Les arguments utilisés par les opposants à l'accord à conclure avec le Mercosur sont les suivants: ils soulignent que les importations prévues par l'accord à conclure avec l'Amérique du Sud entraîneront la libre circulation au sein de l'UE de pesticides, d'hormones de croissance et de produits OGM, auxquels l'UE est très sensible, et constitueront un grave problème en termes de protection des consommateurs et de la santé publique.


Ils soulignent que 30 % des pesticides dont l'utilisation est autorisée au Brésil et en Argentine sont interdits en Europe, que les normes relatives aux pesticides dont l'utilisation est autorisée en Europe et dans la région du Mercosur ne sont pas de la même qualité, que les taux de tolérance sont différents et élevés et que les contrôles phytosanitaires effectués au Brésil ne sont pas fiables pour l'UE.


Des craintes persistent en ce qui concerne les exportations de viande bovine du Brésil sachant que l'"estradiol 17-β", une hormone de croissance interdite en Europe depuis des décennies, soit encore utilisée dans ce pays, et que les quotas de viande bovine qui pourraient être accordés pour cette raison menacent gravement la traçabilité et la sécurité des consommateurs dans l'UE.


Le processus de négociation d'un accord de libre-échange entre l'UE et le Mercosur indique que les problèmes liés au commerce international s'aggraveront au cours de la période à venir, et que les producteurs de produits agricoles, les agriculteurs et l'industrie alimentaire basée sur l'agriculture seront les plus touchés par cette situation.

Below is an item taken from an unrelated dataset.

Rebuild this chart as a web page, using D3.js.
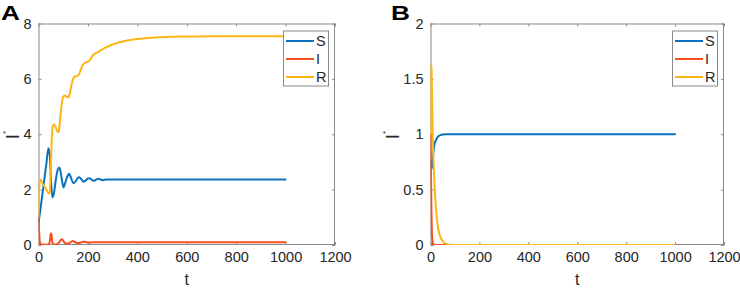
<!DOCTYPE html>
<html>
<head>
<meta charset="utf-8">
<script src="https://cdn.jsdelivr.net/npm/d3@7"></script>
<style>
  html, body { margin: 0; padding: 0; background: #fff; }
  svg { display: block; }
  text { font-family: "Liberation Sans", Arial, Helvetica, sans-serif; }
</style>
</head>
<body>
<svg id="chart" width="740" height="289"></svg>
<script>
// ---------------- DATA ----------------
const seriesNames = ["S", "I", "R"];
const xTicks = [0, 200, 400, 600, 800, 1000, 1200];
const yTicksA = [0, 2, 4, 6, 8];
const yTicksB = [0, 0.5, 1, 1.5, 2];
const yTickLabelsB = ["0", "0.5", "1", "1.5", "2"];

// Panel A
const A_S_t = [0, 8, 16, 24, 32, 40, 46, 51, 56, 62, 70, 78, 85, 93, 101, 110, 118, 124, 132, 141, 150, 158, 165, 173, 182, 192, 200, 206, 214, 222, 232, 242, 251, 260, 275, 300, 1000];
const A_S   = [0.8, 1.3, 1.85, 2.4, 2.95, 3.49, 3.2, 2.3, 1.72, 1.85, 2.35, 2.72, 2.8, 2.45, 2.08, 2.3, 2.5, 2.57, 2.42, 2.23, 2.3, 2.41, 2.45, 2.38, 2.28, 2.34, 2.4, 2.41, 2.37, 2.32, 2.35, 2.39, 2.37, 2.34, 2.37, 2.37, 2.37];
const A_I_t = [0, 2, 4, 6, 9, 14, 25, 35, 42, 46, 49, 51, 53, 56, 60, 66, 75, 84, 90, 94, 99, 106, 115, 125, 133, 138, 144, 152, 162, 172, 180, 186, 195, 210, 230, 260, 1000];
const A_I   = [1.0, 0.6, 0.25, 0.08, 0.03, 0.015, 0.01, 0.01, 0.03, 0.15, 0.36, 0.42, 0.35, 0.12, 0.03, 0.015, 0.03, 0.1, 0.18, 0.21, 0.17, 0.08, 0.05, 0.07, 0.12, 0.14, 0.12, 0.08, 0.07, 0.09, 0.12, 0.12, 0.1, 0.09, 0.1, 0.1, 0.1];
const A_R_t = [0, 2, 5, 8, 15, 25, 35, 42, 45, 48, 51, 54, 58, 63, 70, 78, 82, 88, 94, 100, 106, 113, 120, 126, 133, 140, 147, 155, 163, 170, 178, 188, 198, 207, 215, 222, 230, 240, 250, 265, 280, 300, 320, 345, 370, 400, 440, 485, 540, 600, 700, 1000];
const A_R   = [1.0, 1.9, 2.3, 2.37, 2.25, 2.1, 1.95, 1.86, 1.88, 2.3, 3.2, 3.9, 4.28, 4.36, 4.25, 4.07, 4.1, 4.6, 5.1, 5.35, 5.4, 5.36, 5.33, 5.45, 5.75, 6.0, 6.08, 6.1, 6.15, 6.3, 6.48, 6.58, 6.62, 6.66, 6.78, 6.87, 6.92, 6.96, 7.02, 7.1, 7.17, 7.24, 7.3, 7.36, 7.4, 7.44, 7.48, 7.5, 7.52, 7.53, 7.54, 7.54];

// Panel B
const B_S_t = [0, 4, 6, 8, 11, 14, 18, 24, 31, 40, 50, 65, 1000];
const B_S   = [0.76, 0.69, 0.7, 0.74, 0.82, 0.88, 0.925, 0.955, 0.98, 0.992, 0.998, 1.0, 1.0];
const B_I_t = [0, 1, 2, 3, 4, 5, 6, 8, 10, 14, 20, 1000];
const B_I   = [1.0, 0.85, 0.65, 0.45, 0.3, 0.18, 0.1, 0.04, 0.015, 0.003, 0, 0];
const B_R_t = [0, 1, 2, 3, 4, 6, 8, 10, 13, 16, 19, 23, 28, 34, 40, 48, 56, 65, 80, 100, 1000];
const B_R   = [1.0, 1.35, 1.58, 1.63, 1.6, 1.4, 1.15, 0.93, 0.72, 0.56, 0.44, 0.32, 0.2, 0.12, 0.075, 0.04, 0.02, 0.008, 0.002, 0, 0];

const colors = ["#0b72bd", "#f5501e", "#fdb515"];

// ---------------- DRAW ----------------
const svg = d3.select("#chart");
const axisColor = "#8a8a8a";
const textColor = "#262626";

function panel(cfg) {
  const g = svg.append("g");
  const x = d3.scaleLinear().domain([0, 1200]).range([cfg.left, cfg.right]);
  const y = d3.scaleLinear().domain(cfg.yDomain).range([cfg.bottom, cfg.top]);

  const clipId = "clip" + cfg.letter;
  svg.append("clipPath").attr("id", clipId).append("rect")
    .attr("x", cfg.left).attr("y", cfg.top)
    .attr("width", cfg.right - cfg.left).attr("height", cfg.bottom - cfg.top);

  // axes (inward ticks, mirrored)
  const tickLen = 3;
  const xb = d3.axisBottom(x).tickValues(xTicks).tickSize(-tickLen).tickPadding(7).tickFormat(d3.format("d"));
  const xt = d3.axisTop(x).tickValues(xTicks).tickSize(-tickLen).tickFormat("");
  const yl = d3.axisLeft(y).tickValues(cfg.yTicks).tickSize(-tickLen).tickPadding(7)
    .tickFormat((d, i) => cfg.yLabels[i]);
  const yr = d3.axisRight(y).tickValues(cfg.yTicks).tickSize(-tickLen).tickFormat("");

  function style(sel) {
    sel.select(".domain").remove();
    sel.selectAll("line").attr("stroke", axisColor).attr("stroke-width", 1);
    sel.selectAll("text").attr("fill", textColor).style("font-size", "14.5px")
      .style("font-family", "'Liberation Sans', Arial, sans-serif");
  }
  g.append("g").attr("transform", `translate(0,${cfg.bottom})`).call(xb).call(style);
  g.append("g").attr("transform", `translate(0,${cfg.top})`).call(xt).call(style);
  g.append("g").attr("transform", `translate(${cfg.left},0)`).call(yl).call(style);
  g.append("g").attr("transform", `translate(${cfg.right},0)`).call(yr).call(style);

  g.append("rect")
    .attr("x", cfg.left + 0.5).attr("y", cfg.top + 0.5)
    .attr("width", cfg.right - cfg.left - 1).attr("height", cfg.bottom - cfg.top - 1)
    .attr("fill", "none").attr("stroke", axisColor).attr("stroke-width", 1);

  // lines
  const line = d3.line().x(d => x(d[0])).y(d => y(d[1])).curve(d3.curveMonotoneX);
  const lg = g.append("g").attr("clip-path", `url(#${clipId})`);
  cfg.series.forEach((s, i) => {
    const pts = s.t.map((t, k) => [t, s.v[k]]);
    lg.append("path").datum(pts).attr("d", line)
      .attr("fill", "none").attr("stroke", colors[i]).attr("stroke-width", 2)
      .attr("stroke-linejoin", "round").attr("stroke-linecap", "round");
  });

  // legend
  const lgx = cfg.right - 52, lgy = cfg.top + 7;
  const leg = g.append("g");
  leg.append("rect").attr("x", lgx + 0.5).attr("y", lgy + 0.5).attr("width", 45).attr("height", 55)
    .attr("fill", "#fff").attr("stroke", axisColor).attr("stroke-width", 1);
  seriesNames.forEach((n, i) => {
    const yy = lgy + 10.5 + i * 18;
    leg.append("line").attr("x1", lgx + 3).attr("x2", lgx + 31).attr("y1", yy).attr("y2", yy)
      .attr("stroke", colors[i]).attr("stroke-width", 2);
    leg.append("text").attr("x", lgx + 33).attr("y", yy + 5).text(n)
      .attr("fill", textColor).style("font-size", "14.5px");
  });

  // x label
  g.append("text").attr("x", (cfg.left + cfg.right) / 2).attr("y", 285)
    .attr("text-anchor", "middle").attr("fill", textColor).style("font-size", "16px").text("t");

  // y label "I*"
  const ylab = g.append("text")
    .attr("transform", `translate(${cfg.yLabelX},${(cfg.top + cfg.bottom) / 2 + 0.8}) rotate(-90)`)
    .attr("text-anchor", "middle").attr("fill", textColor).style("font-size", "19px");
  ylab.append("tspan").text("I");
  ylab.append("tspan").attr("dy", "-11px").style("font-size", "8px").text("*");

  // panel letter
  g.append("text").attr("transform", `translate(${cfg.letterX},20) scale(1.25,1)`).attr("fill", "#000")
    .style("font-size", "21px").style("font-weight", "bold").text(cfg.letter);
}

panel({
  letter: "A", letterX: 1, yLabelX: 19,
  left: 38.5, right: 335, top: 23.5, bottom: 245,
  yDomain: [0, 8], yTicks: yTicksA, yLabels: yTicksA.map(String),
  series: [{t: A_S_t, v: A_S}, {t: A_I_t, v: A_I}, {t: A_R_t, v: A_R}]
});
panel({
  letter: "B", letterX: 391, yLabelX: 398.5,
  left: 430.5, right: 724, top: 23.5, bottom: 245,
  yDomain: [0, 2], yTicks: yTicksB, yLabels: yTickLabelsB,
  series: [{t: B_S_t, v: B_S}, {t: B_I_t, v: B_I}, {t: B_R_t, v: B_R}]
});
</script>
</body>
</html>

Les relations politiques développées entre la Türkiye et les pays d'Amérique du Sud au cours de la dernière décennie ont contribué de manière significative au développement du commerce avec la Türkiye, et le Président de la République de Türkiye est au Brésil pour participer au sommet du G20 et tiendra d'importantes réunions bilatérales. Le processus est également important pour la Türkiye. En outre, notre accord d'union douanière n° 1/95 prévoit l'obligation pour la Türkiye de signer un accord de libre-échange parallèlement aux accords de libre-échange signés par l'UE. Cette situation montre que, bien que nous ne soyons pas impliqués dans le processus de négociation, l'accord du Mercosur, en particulier les questions liées à l'agriculture et au commerce des produits agricoles, est également important pour la Türkiye.